When two independent systems converge on the same level, that's not a coincidence. That's confluence. The zone on your chart is the overlap. The tighter that overlap, the stronger the agreement.


How is the historical side built?

We built a percentile engine that measures real open-to-low moves (for puts) and open-to-high moves (for calls) across a deep historical lookback on the actual symbol. No theoretical distribution. No assumptions about how markets behave. Just a sorted array of what actually happened, and the exact level where only 5%, 2%, 1%, or less of sessions ever went beyond it.

Real markets have fat tails — extreme moves happen more often than a normal distribution would predict. Because we measure actual history, those fat tails are already accounted for. The zones reflect reality, not a model of reality.


And the forward-looking side?

The options market prices in what it expects price to move. We extract that implied move and translate it into specific levels at statistically precise confidence intervals — the same 95%, 98%, 99%, and 99.99% thresholds as the historical side.

This makes the forward-looking side dynamic. It updates with current volatility conditions. When VIX is elevated, the zones widen. When the market is calm, they tighten. The indicator adapts to the environment in real time rather than applying a fixed number from months ago.


So which one do I use — historical or the implied move?

Both. That's the point. Neither model is complete on its own.

Historical Alone
Captures real distribution and fat tails, but doesn't account for today's volatility regime. A calm historical average means nothing on a high-fear day.
Implied Move Alone
Reflects current conditions but assumes a normal distribution. Real markets don't behave that way — implied move underestimates tail risk.
Both Together
When they agree, you have historical validation and current market confirmation in the same zone. That is the strike. That is where you sell.

What about the opening range bias — what does that add?

The levels tell you where price statistically won't go. The Opening Range Bias tells you whether today is a day you should be trading at all — and at which level.

It evaluates the first 30 minutes of the session against a set of structural signals: how price opened relative to yesterday, where it sits relative to the trend, what volatility is doing, and several others. The result is a single verdict — a colored dot on the first candle — that classifies the day.

Green or yellow, you trade. Orange, you step out to a more conservative level. Red, you sit on your hands.
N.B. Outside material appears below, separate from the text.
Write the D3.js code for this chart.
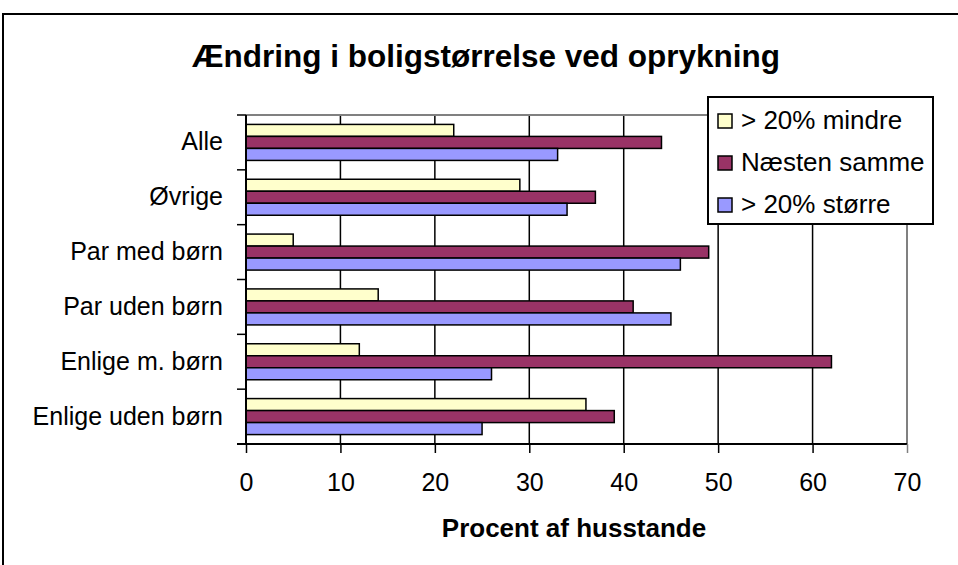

The levels stay the same. The OR Bias tells you which one to use, or whether to use any at all.


Can't I just sell a delta and call it a day?

Delta tells you the probability the option expires in the money — according to the options market's model. A 10-delta short put is being priced as having a 10% chance of being tested. That sounds safe. But the options market assumes a normal distribution, and real markets don't move that way.
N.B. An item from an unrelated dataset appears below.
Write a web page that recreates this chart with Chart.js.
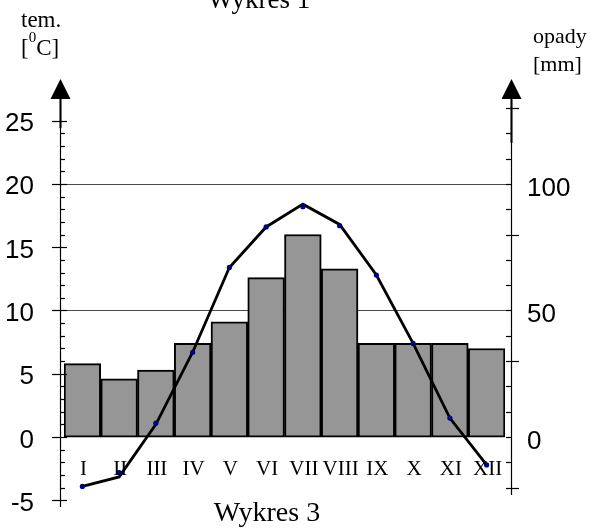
<!DOCTYPE html>
<html><head><meta charset="utf-8">
<script src="https://cdn.jsdelivr.net/npm/chart.js@4"></script>
<style>html,body{margin:0;padding:0;background:#fff;overflow:hidden}canvas{display:block}</style>
</head><body>
<canvas id="c" width="591" height="529"></canvas>
<script>
const months = ['I','II','III','IV','V','VI','VII','VIII','IX','X','XI','XII'];
const precipitation = [29, 23, 26.5, 37, 45.5, 63, 80, 66.5, 37, 37, 37, 35];
const temperature = [-3.9, -2.8, 1.1, 6.7, 13.4, 16.6, 18.2, 16.7, 12.8, 7.4, 1.5, -2.2];
const temperatureCurve = [-3.9, -3.15, 1.0, 6.7, 13.4, 16.6, 18.4, 16.8, 12.8, 7.4, 1.5, -2.2];
const tempTickLabels = [-5, 0, 5, 10, 15, 20, 25];
const rainTickLabels = [0, 50, 100];
const gridValues = [10, 20];
const titleTop = 'Wykres 1';
const titleBottom = 'Wykres 3';
const tempTitle = ['tem.', '[', '0', 'C]'];
const rainTitle = ['opady', '[mm]'];

const SERIF = '"Liberation Serif", "Times New Roman", serif';
const SANS = '"Liberation Sans", Arial, sans-serif';

const decor = {
  id: 'decor',
  beforeDraw(chart) {
    const ctx = chart.ctx;
    ctx.save(); ctx.fillStyle = '#fff'; ctx.fillRect(0, 0, chart.width, chart.height); ctx.restore();
  },
  beforeDatasetsDraw(chart) {
    const ctx = chart.ctx, y = chart.scales.y;
    ctx.save();
    ctx.strokeStyle = '#4a4a4a'; ctx.lineWidth = 1;
    gridValues.forEach(v => {
      const py = Math.round(y.getPixelForValue(v)) + 0.5;
      ctx.beginPath(); ctx.moveTo(60, py); ctx.lineTo(512, py); ctx.stroke();
    });
    ctx.restore();
  },
  afterDraw(chart) {
    const ctx = chart.ctx, y = chart.scales.y, y2 = chart.scales.y2, x = chart.scales.x;
    ctx.save();
    ctx.strokeStyle = '#000'; ctx.fillStyle = '#000';
    const LX = 60.5, RX = 511.5;
    ctx.lineWidth = 1.2;
    ctx.beginPath(); ctx.moveTo(LX, 99); ctx.lineTo(LX, 507); ctx.stroke();
    ctx.beginPath(); ctx.moveTo(RX, 99); ctx.lineTo(RX, 495); ctx.stroke();
    ctx.lineWidth = 2;
    ctx.beginPath(); ctx.moveTo(LX, 99); ctx.lineTo(LX, 128); ctx.stroke();
    ctx.beginPath(); ctx.moveTo(RX, 99); ctx.lineTo(RX, 143); ctx.stroke();
    [LX, RX].forEach(ax => {
      ctx.beginPath(); ctx.moveTo(ax, 79); ctx.lineTo(ax - 10, 99); ctx.lineTo(ax + 10, 99); ctx.closePath(); ctx.fill();
    });
    ctx.lineWidth = 1.2;
    for (let v = -5; v <= 25; v++) {
      const py = Math.round(y.getPixelForValue(v)) + 0.5;
      ctx.beginPath();
      if (v % 5 === 0) { ctx.moveTo(52, py); ctx.lineTo(67, py); }
      else { ctx.moveTo(LX, py); ctx.lineTo(65, py); }
      ctx.stroke();
    }
    for (let v = -20; v <= 130; v += 10) {
      const py = Math.round(y2.getPixelForValue(v)) + 0.5;
      ctx.beginPath();
      if ((v + 20) % 50 === 0) { ctx.moveTo(506, py); ctx.lineTo(519, py); }
      else { ctx.moveTo(506, py); ctx.lineTo(RX, py); }
      ctx.stroke();
    }
    ctx.font = '26px ' + SANS;
    ctx.textAlign = 'right'; ctx.textBaseline = 'alphabetic';
    tempTickLabels.forEach(v => ctx.fillText(String(v), 34, y.getPixelForValue(v) + 10.5));
    ctx.textAlign = 'left';
    rainTickLabels.forEach(v => ctx.fillText(String(v), 527, y2.getPixelForValue(v) + 12));
    ctx.font = '21px ' + SERIF;
    ctx.textAlign = 'center';
    months.forEach((m, i) => ctx.fillText(m, x.getPixelForValue(i) + 1, 475));
    ctx.font = '27px ' + SERIF;
    ctx.fillText(titleTop, 259, 8);
    ctx.font = '28px ' + SERIF;
    ctx.fillText(titleBottom, 267, 521);
    ctx.textAlign = 'left';
    ctx.font = '23px ' + SERIF;
    ctx.fillText(tempTitle[0], 21, 27);
    let tx = 21;
    ctx.fillText(tempTitle[1], tx, 55); tx += ctx.measureText(tempTitle[1]).width;
    ctx.font = '15px ' + SERIF;
    ctx.fillText(tempTitle[2], tx, 42); tx += ctx.measureText(tempTitle[2]).width;
    ctx.font = '23px ' + SERIF;
    ctx.fillText(tempTitle[3], tx, 55);
    ctx.font = '22px ' + SERIF;
    ctx.fillText(rainTitle[0], 533, 43);
    ctx.fillText(rainTitle[1], 533, 71);
    ctx.restore();
  }
};

new Chart(document.getElementById('c'), {
  data: {
    labels: months,
    datasets: [
      { type: 'line', data: temperature, yAxisID: 'y', showLine: false, pointRadius: 2.6,
        pointBackgroundColor: '#000080', pointBorderWidth: 0, order: 0 },
      { type: 'line', data: temperatureCurve, yAxisID: 'y', borderColor: '#000', borderWidth: 2.8,
        pointRadius: 0, tension: 0, fill: false, order: 1 },
      { type: 'bar', data: precipitation, yAxisID: 'y2', backgroundColor: '#969696', borderColor: '#000',
        borderWidth: 2, borderSkipped: false, barPercentage: 1, categoryPercentage: 1, order: 2 }
    ]
  },
  options: {
    responsive: false, animation: false, devicePixelRatio: 1,
    layout: { padding: { left: 64, right: 86, top: 70, bottom: 16 } },
    plugins: { legend: { display: false }, tooltip: { enabled: false }, title: { display: false } },
    scales: {
      x: { type: 'category', display: false, offset: true },
      y: { min: -6, max: 29, display: false },
      y2: { min: -30, max: 145, display: false }
    }
  },
  plugins: [decor]
});
</script>
</body></html>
Fat tails. Gap days. Macro events. The actual frequency of extreme moves is higher than any delta-based model predicts. Selling a 10-delta put tells you what the market thinks. Our levels tell you what actually happened.

Delta also shifts constantly — as price moves, as volatility changes, as time decays. You end up chasing a number that never sits still. The 99th percentile confluence zone doesn't move after the open. It's anchored. It's measured. It's not a guess dressed up in Greek letters.
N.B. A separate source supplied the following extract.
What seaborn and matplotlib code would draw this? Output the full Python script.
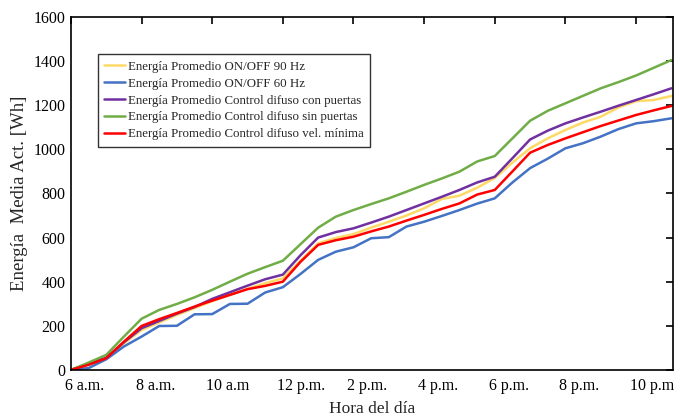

Why are there weekly levels and daily levels?

Because different trades live on different timeframes. The weekly levels are anchored to Monday's open and built from weekly price history — they answer the question of where price has almost never gone in a full five-day week. That's your 5DTE spread anchor.

The daily levels reset every morning from that session's open. They answer a tighter question: where has price almost never gone in a single trading day. That's your 0DTE anchor.

Two strategies. Two timeframes. The same statistical framework underpinning both. You don't need a different approach for each — you just look at the right set of levels for the trade you're putting on.

Two models. A deep history of real moves. Current volatility. A session bias filter.
Every level on the chart earned its place.